Saudi Arabia cut oil prices for buyers in Asia as coronavirus lockdowns in China weigh on demand, countering uncertainty around Russia’s supplies as the Ukraine war drags on.
Aramco is expected to cut the official selling price (OSP) for flagship Arab Light crude to Asia in June by more than 50 percent.
The state-controlled company dropped its key Arab Light crude grade for next month’s shipments to Asia to $4.40 a barrel above the benchmark it uses, from $9.35 in May.
Saudi Arabia raised its prices to record levels in the past two months after crude futures surged above $100 a barrel when Russia invaded Ukraine. Russian flows have already fallen and may drop further as the European Union moves closer to formally sanctioning energy supplies from the country.
While the war has tightened the global oil market, Beijing’s Covid Zero strategy has led to China’s largest demand shock since the early days of the pandemic.
Saudi Arabia sends more than 60 percent of its crude exports to Asia, with China, Japan, South Korea and India being the biggest buyers.
Oil prices rose nearly 1.5% on Friday, posting a second straight weekly increase.
Brent futures rose $1.49, or 1.3 percent, to settle at $112.39 per barrel.
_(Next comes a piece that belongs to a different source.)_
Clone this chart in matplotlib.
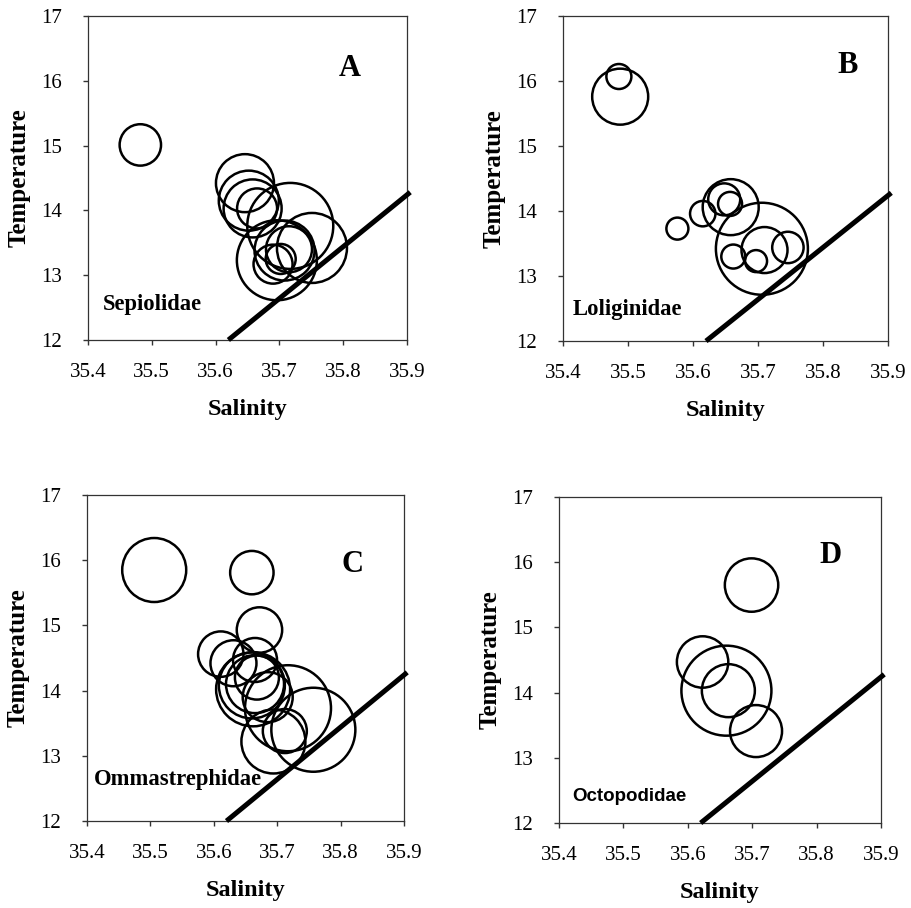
import matplotlib
matplotlib.use("Agg")
import matplotlib.pyplot as plt

# ---------------- data ----------------
# Panel A - Sepiolidae
a_sal = [35.482, 35.646, 35.652, 35.658, 35.665, 35.717, 35.751, 35.696, 35.708, 35.715, 35.690, 35.702]
a_tmp = [15.01, 14.42, 14.15, 14.03, 14.03, 13.76, 13.42, 13.23, 13.38, 13.40, 13.17, 13.25]
a_abn = [20.7, 29, 30, 29, 20, 43, 35, 40, 30, 23, 19.5, 15]

# Panel B - Loliginidae
b_sal = [35.486, 35.488, 35.576, 35.615, 35.648, 35.657, 35.658, 35.662, 35.706, 35.710, 35.697, 35.746]
b_tmp = [16.07, 15.76, 13.73, 13.96, 14.18, 14.11, 14.06, 13.30, 13.42, 13.40, 13.23, 13.44]
b_abn = [12.5, 28, 11, 12.7, 16, 12, 28, 12, 46, 23, 11, 15.7]

# Panel C - Ommastrephidae
c_sal = [35.506, 35.660, 35.672, 35.611, 35.631, 35.665, 35.662, 35.660, 35.665, 35.668,
         35.685, 35.717, 35.757, 35.694, 35.712]
c_tmp = [15.85, 15.81, 14.93, 14.56, 14.42, 14.47, 14.02, 14.08, 14.10, 14.20,
         13.90, 13.73, 13.40, 13.22, 13.38]
c_abn = [32, 21.7, 22.7, 22.7, 23, 22, 37, 33, 29, 22, 25, 43, 42, 32, 22]

# Panel D - Octopodidae
d_sal = [35.699, 35.623, 35.660, 35.663, 35.706]
d_tmp = [15.65, 14.47, 14.03, 14.03, 13.41]
d_abn = [26.7, 25.7, 45, 26.5, 26]

# reference line
line_sal = [35.62, 35.905]
line_tmp = [12.0, 14.28]

panel_letters = ["A", "B", "C", "D"]
family_names = ["Sepiolidae", "Loliginidae", "Ommastrephidae", "Octopodidae"]
x_ticks = [35.4, 35.5, 35.6, 35.7, 35.8, 35.9]
y_ticks = [12, 13, 14, 15, 16, 17]

# ---------------- figure ----------------
DPI = 100
fig = plt.figure(figsize=(9.12, 9.08), dpi=DPI)
fig.patch.set_facecolor("white")

serif = "Liberation Serif"

positions = [
    [0.0965, 0.6256, 0.3498, 0.3568],
    [0.6173, 0.6244, 0.3564, 0.3579],
    [0.0954, 0.0958, 0.3476, 0.3590],
    [0.6129, 0.0936, 0.3531, 0.3590],
]
datasets = [(a_sal, a_tmp, a_abn), (b_sal, b_tmp, b_abn),
            (c_sal, c_tmp, c_abn), (d_sal, d_tmp, d_abn)]
letter_pos = [(35.810, 16.07), (35.838, 16.12), (35.819, 15.82), (35.821, 15.99)]
name_pos = [(35.4235, 12.54), (35.415, 12.48), (35.411, 12.63), (35.420, 12.40)]

for i, (pos, (sal, tmp, abn)) in enumerate(zip(positions, datasets)):
    ax = fig.add_axes(pos)
    sizes = [(2 * r * 72 / DPI) ** 2 for r in abn]
    ax.scatter(sal, tmp, s=sizes, facecolors="none", edgecolors="black",
               linewidths=1.8, zorder=3)
    ax.plot(line_sal, line_tmp, color="black", lw=3.6, solid_capstyle="butt",
            clip_on=False, zorder=4)
    ax.set_xlim(35.4, 35.9)
    ax.set_ylim(12, 17)
    ax.set_xticks(x_ticks)
    ax.set_yticks(y_ticks)
    ax.set_xticklabels([f"{v:.1f}" for v in x_ticks], fontfamily=serif, fontsize=15)
    ax.set_yticklabels([str(v) for v in y_ticks], fontfamily=serif, fontsize=15)
    ax.tick_params(direction="out", length=3.5, width=1, color="#333333")
    ax.tick_params(axis="x", pad=13)
    ax.tick_params(axis="y", pad=15)
    for sp in ax.spines.values():
        sp.set_linewidth(0.9)
        sp.set_color("#333333")
    ax.set_xlabel("Salinity", fontfamily=serif, fontweight="bold", fontsize=17.5, labelpad=12.5)
    ax.set_ylabel("Temperature", fontfamily=serif, fontweight="bold", fontsize=18, labelpad=8)
    lx, ly = letter_pos[i]
    ax.text(lx, ly, panel_letters[i], fontfamily=serif, fontweight="bold", fontsize=22,
            ha="center", va="baseline")
    nx, ny = name_pos[i]
    if i == 3:
        ax.text(nx, ny, family_names[i], fontfamily="Liberation Sans", fontweight="bold",
                fontsize=13.5, ha="left", va="center")
    else:
        ax.text(nx, ny, family_names[i], fontfamily=serif, fontweight="bold",
                fontsize=16.3, ha="left", va="center")

fig.savefig("out.png", dpi=DPI, facecolor="white")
US West Texas Intermediate (WTI) crude climbed $1.51, or 1.4 percent, to end at $109.77 a barrel.
For the week, WTI gained about 5%, while Brent nearly 4% after the EU set out an embargo on Russian oil as part of its toughest-yet package of sanctions over the conflict in Ukraine.
The EU is tweaking its sanctions plan, hoping to win over reluctant states and secure the needed unanimous backing from the 27 member countries, three EU sources told Reuters. The initial proposal called for an end to EU imports of Russian crude and oil products by the end of this year.
Russia’s exports of crude and oil products have probably dropped by around 1 million barrels a day from 7.5 million before the attack in late February, Mike Muller, head of Asia at Vitol Group, said Sunday on a podcast produced by Dubai-based Gulf Intelligence. They could fall further after May 15, he said.
There will be a “different reality” even for companies that have until now kept up Russian energy purchases because they have contractual obligations to fulfill, he said.
Geneva-based Vitol, which traded 7.6 million barrels of crude and refined oil a day in 2021, said last month that it intends to stop dealing in Russian-origin products by the end of this year.